The Karten Lecture 2024 | Have Poles Forgotten the Holocaust? Remembering the Genocide of the Jews in Socialist and post-Socialist Poland Event

Time:
18:00
Date:
5 March 2024
Venue:
Lecture Theatre C, Avenue Campus & Online

Event details

To many, it seems that the genocide of the Jews has been forgotten in Poland for most of the post-war period and that it was only in the 1990s and 2000s that a few activists started to commemorate it. This lecture aims to offer a different, more nuanced image of Holocaust memory in Poland. While recognising the challenges and the silences of the post-war era, it charts the attempts to save the Holocaust from oblivion and from political manipulation in the years after 1945. Having reassessed the process of remembering and forgetting the Holocaust under socialist rule, the lecture offers an overview of the most recent memorial projects, including museums such as the one in Schindler’s Factory in Kraków and remembrance days organised annually to mark the Ghetto Uprising anniversary.
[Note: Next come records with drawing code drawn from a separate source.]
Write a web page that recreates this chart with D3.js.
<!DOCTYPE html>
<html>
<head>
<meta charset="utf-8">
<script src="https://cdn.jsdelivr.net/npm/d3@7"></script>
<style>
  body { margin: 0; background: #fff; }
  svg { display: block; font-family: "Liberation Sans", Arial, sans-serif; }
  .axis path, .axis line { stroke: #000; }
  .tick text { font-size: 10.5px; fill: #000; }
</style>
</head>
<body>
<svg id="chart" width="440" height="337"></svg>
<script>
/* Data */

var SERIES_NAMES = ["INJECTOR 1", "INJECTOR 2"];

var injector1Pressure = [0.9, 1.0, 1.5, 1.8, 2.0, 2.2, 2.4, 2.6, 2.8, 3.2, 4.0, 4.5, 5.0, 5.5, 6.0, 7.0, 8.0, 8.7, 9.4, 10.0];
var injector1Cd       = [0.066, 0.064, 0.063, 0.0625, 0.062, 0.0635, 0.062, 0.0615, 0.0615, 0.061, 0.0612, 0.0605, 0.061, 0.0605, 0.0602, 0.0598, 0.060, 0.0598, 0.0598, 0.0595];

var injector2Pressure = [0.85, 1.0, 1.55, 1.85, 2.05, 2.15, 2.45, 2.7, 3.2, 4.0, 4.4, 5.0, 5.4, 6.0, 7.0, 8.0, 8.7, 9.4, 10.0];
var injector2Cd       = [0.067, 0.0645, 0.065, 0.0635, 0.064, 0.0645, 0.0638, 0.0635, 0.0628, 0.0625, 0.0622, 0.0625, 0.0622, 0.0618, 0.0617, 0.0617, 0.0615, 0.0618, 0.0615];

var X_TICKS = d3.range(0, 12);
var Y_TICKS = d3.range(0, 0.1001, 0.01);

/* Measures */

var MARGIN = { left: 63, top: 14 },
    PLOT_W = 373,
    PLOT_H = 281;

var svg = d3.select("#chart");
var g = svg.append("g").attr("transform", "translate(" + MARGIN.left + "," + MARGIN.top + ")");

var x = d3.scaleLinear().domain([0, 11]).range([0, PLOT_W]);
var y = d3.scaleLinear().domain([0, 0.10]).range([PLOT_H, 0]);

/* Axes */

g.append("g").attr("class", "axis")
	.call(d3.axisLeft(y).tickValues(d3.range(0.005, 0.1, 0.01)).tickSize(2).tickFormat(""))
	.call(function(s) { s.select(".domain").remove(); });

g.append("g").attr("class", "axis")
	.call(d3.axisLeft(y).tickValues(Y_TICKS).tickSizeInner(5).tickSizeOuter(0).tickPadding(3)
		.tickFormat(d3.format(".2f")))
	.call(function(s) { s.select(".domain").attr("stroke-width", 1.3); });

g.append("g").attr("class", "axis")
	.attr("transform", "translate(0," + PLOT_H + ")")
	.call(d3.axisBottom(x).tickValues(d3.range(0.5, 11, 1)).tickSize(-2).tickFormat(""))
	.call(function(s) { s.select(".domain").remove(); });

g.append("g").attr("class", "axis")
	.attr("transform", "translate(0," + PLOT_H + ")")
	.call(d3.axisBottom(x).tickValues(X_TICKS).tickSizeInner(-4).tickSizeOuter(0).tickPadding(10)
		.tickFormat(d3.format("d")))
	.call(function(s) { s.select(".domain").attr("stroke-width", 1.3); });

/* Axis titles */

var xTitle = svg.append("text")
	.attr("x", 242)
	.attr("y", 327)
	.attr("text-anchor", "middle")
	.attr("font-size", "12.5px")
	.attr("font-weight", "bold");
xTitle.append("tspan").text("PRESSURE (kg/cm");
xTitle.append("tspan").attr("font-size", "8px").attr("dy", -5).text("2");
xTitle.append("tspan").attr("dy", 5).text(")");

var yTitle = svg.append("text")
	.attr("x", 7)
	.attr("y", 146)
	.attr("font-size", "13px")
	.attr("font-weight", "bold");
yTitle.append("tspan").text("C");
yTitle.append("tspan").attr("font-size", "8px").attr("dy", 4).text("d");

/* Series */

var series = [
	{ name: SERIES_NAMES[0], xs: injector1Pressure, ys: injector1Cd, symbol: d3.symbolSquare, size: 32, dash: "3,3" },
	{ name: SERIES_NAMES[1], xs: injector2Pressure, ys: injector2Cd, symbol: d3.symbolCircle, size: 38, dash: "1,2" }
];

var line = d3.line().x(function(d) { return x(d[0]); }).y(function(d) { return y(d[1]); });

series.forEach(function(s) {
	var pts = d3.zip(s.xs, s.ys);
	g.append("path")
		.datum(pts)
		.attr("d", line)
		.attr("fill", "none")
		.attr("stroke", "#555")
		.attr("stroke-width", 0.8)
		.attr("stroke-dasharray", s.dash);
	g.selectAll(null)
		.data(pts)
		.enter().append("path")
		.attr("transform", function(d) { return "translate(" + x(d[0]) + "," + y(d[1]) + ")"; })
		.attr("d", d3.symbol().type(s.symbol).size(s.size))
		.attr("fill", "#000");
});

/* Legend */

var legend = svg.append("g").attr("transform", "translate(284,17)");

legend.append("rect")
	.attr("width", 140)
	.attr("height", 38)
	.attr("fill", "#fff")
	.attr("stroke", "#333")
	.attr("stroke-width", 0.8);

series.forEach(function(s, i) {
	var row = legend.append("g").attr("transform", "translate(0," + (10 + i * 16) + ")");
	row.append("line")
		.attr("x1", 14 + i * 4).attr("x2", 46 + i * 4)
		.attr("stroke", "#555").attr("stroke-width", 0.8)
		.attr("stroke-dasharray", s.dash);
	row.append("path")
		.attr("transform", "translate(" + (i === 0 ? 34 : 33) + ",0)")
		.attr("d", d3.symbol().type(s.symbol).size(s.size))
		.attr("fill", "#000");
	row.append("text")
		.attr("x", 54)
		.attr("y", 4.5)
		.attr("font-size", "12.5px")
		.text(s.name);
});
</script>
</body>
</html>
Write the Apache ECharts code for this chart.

This lecture aims to offer a new, richer and more nuanced understanding of the complicated process of remembering and forgetting in the country that today stands as custodian to hundreds of Holocaust sites. I focus both on the projects orchestrated by the Jewish minority and unpack the memorial strategies employed by the Polish majority. In so doing, I demonstrate that a version of Holocaust memory always existed and always presented a challenge to the antisemitic section of the population who would rather see the Jewish past go away.

This lecture will chaired by Professor Neil Gregor.

This is a hybrid event, meaning you can attend in-person at Avenue Campus or online via Zoom.

Speaker information

Janek Gryta, is a Lecturer in Holocaust History at the University of Southampton. He is a cultural historian with particular interests in the Holocaust commemorations in Eastern Europe, nation-building, and the history of social consensus under State Socialism. At present, he is working on a book that charts the attempts to revive and maintain Holocaust memory under Polish Socialism. His first monograph, Jews and Poles in the Holocaust Exhibitions of Kraków, 1980 and 2013: Between Urban Past and National Memory was published by Palgrave Macmillan in 2020.